You can click a "this is spam" button when you read an email, and anyone who trusts you (i.e. has your public key in their "trusted filtering friends" list) can look for similar messages and filter them.

But, there do seem to be a load of problems:
- Personalised email, as someone already mentioned
- Privacy problems with letting others into the secrets of your mailbox
- If you have the original of a message, you can calculate the hash, then see who else got the message (i.e. works for personal mail as well as spam)
- Relatively easy for malicious users to wrongly label someone as a spammer

Well worth investigating, though...
One way around potential abuse. by chris_7d0h · 2001-12-01 05:56 · Score: 5, Insightful

To eliminate the situation where one person posts a lot of "incorrect" signatures, a ranking system could be applied.
The thought goes like this.
A person submits a signature of "identified" spam mail to a "supernode" for ex. and the submission gets a ranking of 1. Each additional submission (by other users) increases the score by a number.

This way, there are several classifications which could be used to filter incoming mail. For the mail providers, they could opt for only removing mail matching signatures with a very high score (thus very likely these will be actual spam) or they could filter anything reported.

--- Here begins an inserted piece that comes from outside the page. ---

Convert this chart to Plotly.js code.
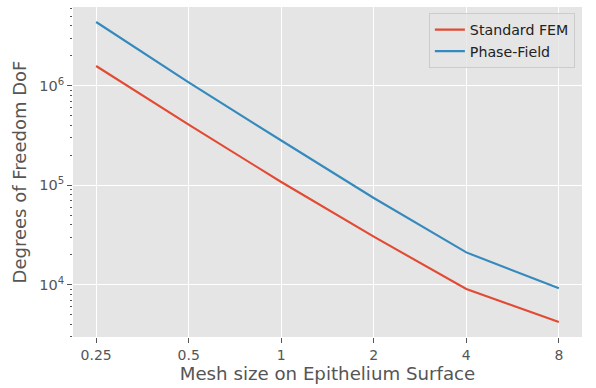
<!DOCTYPE html>
<html>
<head>
<meta charset="utf-8">
<script src="https://cdn.plot.ly/plotly-3.0.1.min.js"></script>
<style>
  html, body { margin: 0; padding: 0; background: #ffffff; }
  #chart { width: 596px; height: 388px; }
</style>
</head>
<body>
<div id="chart"></div>
<script>
// Mesh sizes (x) and degrees of freedom for each method (y)
const meshSizes = [0.25, 0.5, 1, 2, 4, 8];
const meshTickText = ['0.25', '0.5', '1', '2', '4', '8'];
const standardFEM = [1.58e6, 4.07e5, 1.08e5, 3.05e4, 9.1e3, 4.24e3];
const phaseField = [4.37e6, 1.08e6, 2.82e5, 7.46e4, 2.12e4, 9.27e3];

const yMajorVals = [1e4, 1e5, 1e6];
const yMajorText = ['10<sup>4</sup>', '10<sup>5</sup>', '10<sup>6</sup>'];

// minor ticks at 2..9 × each decade
const yMinorVals = [];
[1e3, 1e4, 1e5, 1e6].forEach(function (d) {
  for (let m = 2; m <= 9; m++) yMinorVals.push(m * d);
});

const textGray = '#555555';
const font = 'DejaVu Sans, sans-serif';

// axis ranges padded by 5% of the log data span on each side
function paddedLogRange(vals, base) {
  const lg = vals.map(v => Math.log(v) / Math.log(base));
  const lo = Math.min.apply(null, lg), hi = Math.max.apply(null, lg);
  const pad = 0.05 * (hi - lo);
  return [lo - pad, hi + pad].map(v => v * Math.log10(base));
}

const traces = [
  {
    x: meshSizes, y: standardFEM, name: 'Standard FEM',
    type: 'scatter', mode: 'lines',
    line: { color: '#E24A33', width: 2.1 }
  },
  {
    x: meshSizes, y: phaseField, name: 'Phase-Field',
    type: 'scatter', mode: 'lines',
    line: { color: '#348ABD', width: 2.1 }
  }
];

const layout = {
  width: 596, height: 388,
  margin: { l: 73, r: 14, t: 7, b: 51 },
  paper_bgcolor: '#ffffff',
  plot_bgcolor: '#E5E5E5',
  font: { family: font, color: textGray, size: 13.9 },
  showlegend: true,
  legend: {
    x: 0.986, y: 0.982, xanchor: 'right', yanchor: 'top',
    bgcolor: 'rgba(229,229,229,0.8)',
    bordercolor: '#cccccc', borderwidth: 1,
    itemwidth: 30,
    font: { family: font, size: 14.2, color: '#222222' }
  },
  xaxis: {
    type: 'log',
    range: paddedLogRange(meshSizes, 2),
    tickmode: 'array', tickvals: meshSizes, ticktext: meshTickText,
    ticks: 'outside', ticklen: 5, tickwidth: 1, tickcolor: textGray,
    tickfont: { family: font, size: 14, color: textGray },
    showgrid: true, gridcolor: '#ffffff', gridwidth: 1.2,
    zeroline: false, showline: false,
    title: { text: 'Mesh size on Epithelium Surface', standoff: 5,
             font: { family: font, size: 18.2, color: textGray } }
  },
  yaxis: {
    type: 'log',
    range: paddedLogRange(standardFEM.concat(phaseField), 10),
    tickmode: 'array', tickvals: yMajorVals, ticktext: yMajorText,
    ticks: 'outside', ticklen: 5, tickwidth: 1, tickcolor: textGray,
    tickfont: { family: font, size: 14.5, color: textGray },
    showgrid: true, gridcolor: '#ffffff', gridwidth: 1.2,
    zeroline: false, showline: false,
    minor: { tickmode: 'array', tickvals: yMinorVals, ticks: 'outside',
             ticklen: 2.5, tickwidth: 1, tickcolor: textGray, showgrid: false },
    title: { text: 'Degrees of Freedom DoF', standoff: 7,
             font: { family: font, size: 18, color: textGray } }
  }
};

Plotly.newPlot('chart', traces, layout, { displayModeBar: false, staticPlot: true });
</script>
</body>
</html>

The purpose of allowing the use of classifications is that it will take longer time to get higher scores, since more people have to report the specific spam mail. Some people whish to eliminate things the least bit suspected, but mileage may vary.

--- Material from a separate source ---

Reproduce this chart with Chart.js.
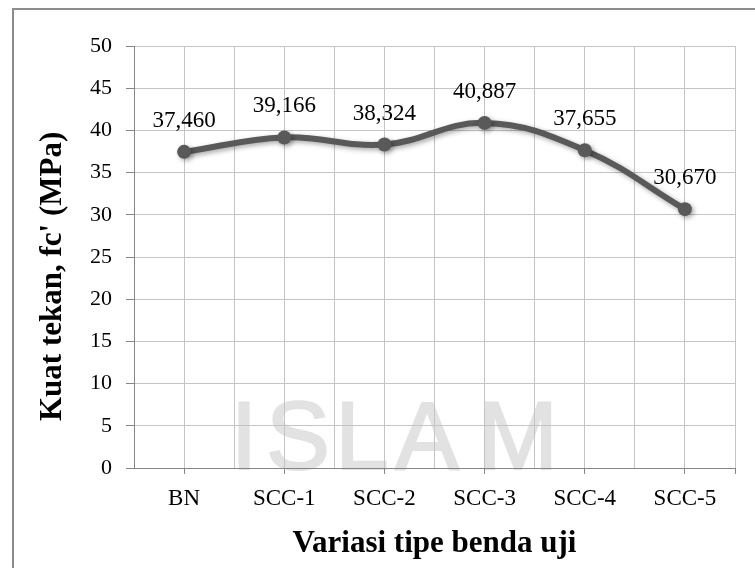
<!DOCTYPE html>
<html>
<head>
<meta charset="utf-8">
<title>Kuat tekan</title>
<script src="https://cdn.jsdelivr.net/npm/chart.js@4.4.1/dist/chart.umd.min.js"></script>
<style>
  html, body { margin: 0; padding: 0; background: #fff; overflow: hidden; }
  #wrap { position: relative; width: 755px; height: 568px; }
  #frame {
    position: absolute; left: 12px; top: 8px; width: 780px; height: 600px;
    border: 2px solid #8c8c8c; box-sizing: border-box; pointer-events: none;
  }
  #chart { position: absolute; left: 0; top: 0; }
</style>
</head>
<body>
<div id="wrap">
  <canvas id="chart" width="755" height="568"></canvas>
  <div id="frame"></div>
</div>
<script>
const categories = ['BN', 'SCC-1', 'SCC-2', 'SCC-3', 'SCC-4', 'SCC-5'];
const strengths = [37.460, 39.166, 38.324, 40.887, 37.655, 30.670];
const yMin = 0, yMax = 50, yStep = 5;

const serif = '"Liberation Serif", "Times New Roman", serif';
const gridColor = '#c4c4c4';
const axisColor = '#868686';

// faint campus watermark behind everything, letters spaced out by hand
const watermark = {
  id: 'watermark',
  beforeDraw(chart) {
    const ctx = chart.ctx;
    const letters = 'ISLAM';
    const centers = [244, 298, 362, 427, 518];
    ctx.save();
    ctx.fillStyle = '#e2e2e2';
    ctx.strokeStyle = '#e2e2e2';
    ctx.lineWidth = 2;
    ctx.font = '96px "Liberation Sans", sans-serif';
    ctx.textAlign = 'center';
    ctx.textBaseline = 'alphabetic';
    for (let i = 0; i < letters.length; i++) {
      ctx.fillText(letters[i], centers[i], 469);
      ctx.strokeText(letters[i], centers[i], 469);
    }
    ctx.restore();
  }
};

// soft shadow under the line like excel's default
const lineShadow = {
  id: 'lineShadow',
  beforeDatasetDraw(chart) {
    const ctx = chart.ctx;
    ctx.save();
    ctx.shadowColor = 'rgba(0,0,0,0.35)';
    ctx.shadowBlur = 5;
    ctx.shadowOffsetX = 2;
    ctx.shadowOffsetY = 2;
  },
  afterDatasetDraw(chart) {
    chart.ctx.restore();
  }
};

const valueLabels = {
  id: 'valueLabels',
  afterDatasetsDraw(chart) {
    const ctx = chart.ctx;
    const meta = chart.getDatasetMeta(0);
    ctx.save();
    ctx.font = '23px ' + serif;
    ctx.fillStyle = '#000';
    ctx.textAlign = 'center';
    ctx.textBaseline = 'middle';
    meta.data.forEach((pt, i) => {
      ctx.fillText(strengths[i].toFixed(3).replace('.', ','), pt.x, pt.y - 31);
    });
    ctx.restore();
  }
};

const ctx = document.getElementById('chart').getContext('2d');

new Chart(ctx, {
  type: 'line',
  data: {
    datasets: [{
      data: strengths.map((v, i) => ({ x: i, y: v })),
      borderColor: '#595959',
      backgroundColor: '#595959',
      borderWidth: 6,
      tension: 0.4,
      pointRadius: 7,
      pointBorderWidth: 0,
      pointBackgroundColor: '#595959',
      fill: false
    }]
  },
  options: {
    responsive: false,
    animation: false,
    events: [],
    layout: { padding: { left: 0, top: 46, right: 20, bottom: 0 } },
    plugins: {
      legend: { display: false },
      tooltip: { enabled: false }
    },
    scales: {
      x: {
        type: 'linear',
        min: -0.5,
        max: 5.5,
        afterFit: (s) => { s.height = 100; },
        ticks: {
          stepSize: 0.5,
          autoSkip: false,
          maxRotation: 0,
          padding: 11,
          color: '#000',
          font: { family: serif, size: 23 },
          callback: (v) => Number.isInteger(v) ? categories[v] : ''
        },
        grid: {
          color: gridColor,
          tickLength: 6,
          tickColor: (c) => (c.tick && (Number.isInteger(c.tick.value) || c.tick.value === 5.5)) ? axisColor : 'transparent'
        },
        border: { color: axisColor },
        title: {
          display: true,
          text: 'Variasi tipe benda uji',
          color: '#000',
          font: { family: serif, size: 31, weight: 'bold' },
          padding: { top: 0, bottom: 5 }
        }
      },
      y: {
        min: yMin,
        max: yMax,
        afterFit: (s) => { s.width = 134; },
        ticks: {
          stepSize: yStep,
          padding: 14,
          color: '#000',
          font: { family: serif, size: 22 }
        },
        grid: { color: gridColor, tickLength: 8, tickColor: axisColor },
        border: { color: axisColor },
        title: {
          display: true,
          // trailing spaces push the visible text a bit lower, as in the original
          text: 'Kuat tekan, fc\' (MPa)\u00a0\u00a0\u00a0\u00a0\u00a0',
          color: '#000',
          font: { family: serif, size: 31, weight: 'bold' },
          padding: { top: 34, bottom: 0 }
        }
      }
    }
  },
  plugins: [watermark, lineShadow, valueLabels]
});
</script>
</body>
</html>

Do you see a resemblance with the ./ moderation?

--
In a society that believes in nothing, fear becomes the only agenda ~ Bill Durodié
Re:I've managed to filter most spam by LiteForce · 2001-12-01 07:22 · Score: 2, Insightful

This won't work if somebody has sent you a message by way of BCC (Blind Carbon Copy).

--
"Be vewy vewy quiet, I'm hunting wuntime ewwors!" - Elmer Fudd
an other effective spam stopping method ? by Sarin · 2001-12-01 07:24 · Score: 3, Insightful

I receive about 40 spam messages in my mail account each day and I run my own mail server (qmail). Someone told me about a very basic spam stopping method. Just remove the mail-account for a couple of weeks and then reconnect it again, you should less or no spam after that period.

I receive too much real messages in order to try this out and I think most spammers won't bother to actuall remove an email address from their database if it doesn't exist. But has someone else tried this with any luck?

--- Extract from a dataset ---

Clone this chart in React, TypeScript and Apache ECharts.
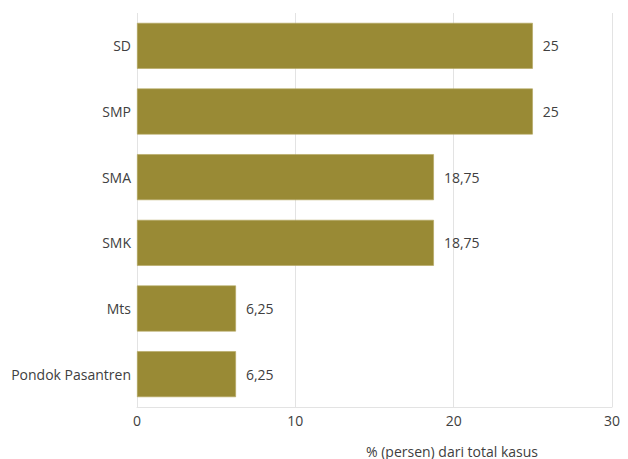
import React, { useEffect, useRef } from "react";
import * as echarts from "echarts";

const categories = ["SD", "SMP", "SMA", "SMK", "Mts", "Pondok Pasantren"];
const values = [25, 25, 18.75, 18.75, 6.25, 6.25];
const xTicks = [0, 10, 20, 30];
const axisTitle = "% (persen) dari total kasus";

export default function App() {
  const ref = useRef<HTMLDivElement>(null);
  useEffect(() => {
    if (!ref.current) return;
    const chart = echarts.init(ref.current, undefined, { renderer: "svg" });
    const font = "'Open Sans', sans-serif";
    chart.setOption({
      animation: false,
      grid: { left: 137, right: 16, top: 13, bottom: 52, containLabel: false },
      xAxis: {
        type: "value",
        min: xTicks[0],
        max: xTicks[xTicks.length - 1],
        interval: 10,
        axisLine: { show: true, lineStyle: { color: "#e3e3e3", width: 1 } },
        axisTick: { show: false },
        splitLine: { show: true, lineStyle: { color: "#e3e3e3", width: 1 } },
        axisLabel: { color: "#404040", fontSize: 14, fontFamily: font, margin: 6 },
      },
      yAxis: {
        type: "category",
        data: categories,
        inverse: true,
        axisLine: { show: false },
        axisTick: { show: false },
        axisLabel: { color: "#404040", fontSize: 14, fontFamily: font, margin: 6 },
      },
      series: [
        {
          type: "bar",
          data: values,
          barCategoryGap: "30%",
          itemStyle: { color: "#998A35", borderColor: "#b3a65e", borderWidth: 0.6 },
          label: {
            show: true,
            position: "right",
            distance: 10,
            color: "#404040",
            fontSize: 14,
            fontFamily: font,
            formatter: (p: any) => String(p.value).replace(".", ","),
          },
        },
      ],
      graphic: [
        {
          type: "text",
          x: 452,
          y: 451,
          style: {
            text: axisTitle,
            fill: "#404040",
            fontSize: 14,
            fontFamily: font,
            textAlign: "center",
            textVerticalAlign: "middle",
          },
        },
      ],
    });
    return () => chart.dispose();
  }, []);
  return <div ref={ref} style={{ width: 628, height: 459, position: "absolute", left: 0, top: 0 }} />;
}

This p2p spam sounds really nice and I'm going to give it a try asap. I already "lost" an other mail-account in the flood of spam I got on it, so now it forwards all messages to msnbill@microsoft.com (microsoft domain billing address).
Re:So... by Greyfox · 2001-12-01 08:05 · Score: 4, Insightful

Spammers themselves are generally interested in ways to disrupt those lines of defense. If this project grows in popularity and shows itself to effectively block spam, they'll start gunning for it. Considering potential holes in the system before that starts happening really isn't a bad idea.

--
I'm trying to teach myself to set people on fire with my mind... Is it hot in here?
Why not a histrogram filter? by javaaddikt · 2001-12-01 08:47 · Score: 1, Insightful

The best option would be a word count histogram filter. Then the spammer would have to entirely alter their language or sales pitch, which isn't going to happen. Just like handwriting, it is hard to change unless you make a whosale effort at changing it. They're too lazy, too.
Re:So... by dev0n · 2001-12-01 08:51 · Score: 4, Insightful

Seems like everyone hates spam with a passion, except maybe the spammers themselves

well, i would have to disagree with you on this point.. i work at a web hosting company as the technical support manager, and handling abuse complaints falls into my realm of responsibility... and i have found that a significant number of first time spammers do not KNOW that spam is "wrong", and get quite upset that they were "taken" by companies that send bulk messages on their behalf. i had one gentleman send me an apology letter that actually made me feel sorry for him. he, and many other people on our network, have never been repeat spammers.

i know that there are many people out there who don't care, but we can't automatically assume that all spammers are evil. some of them are just ignorant.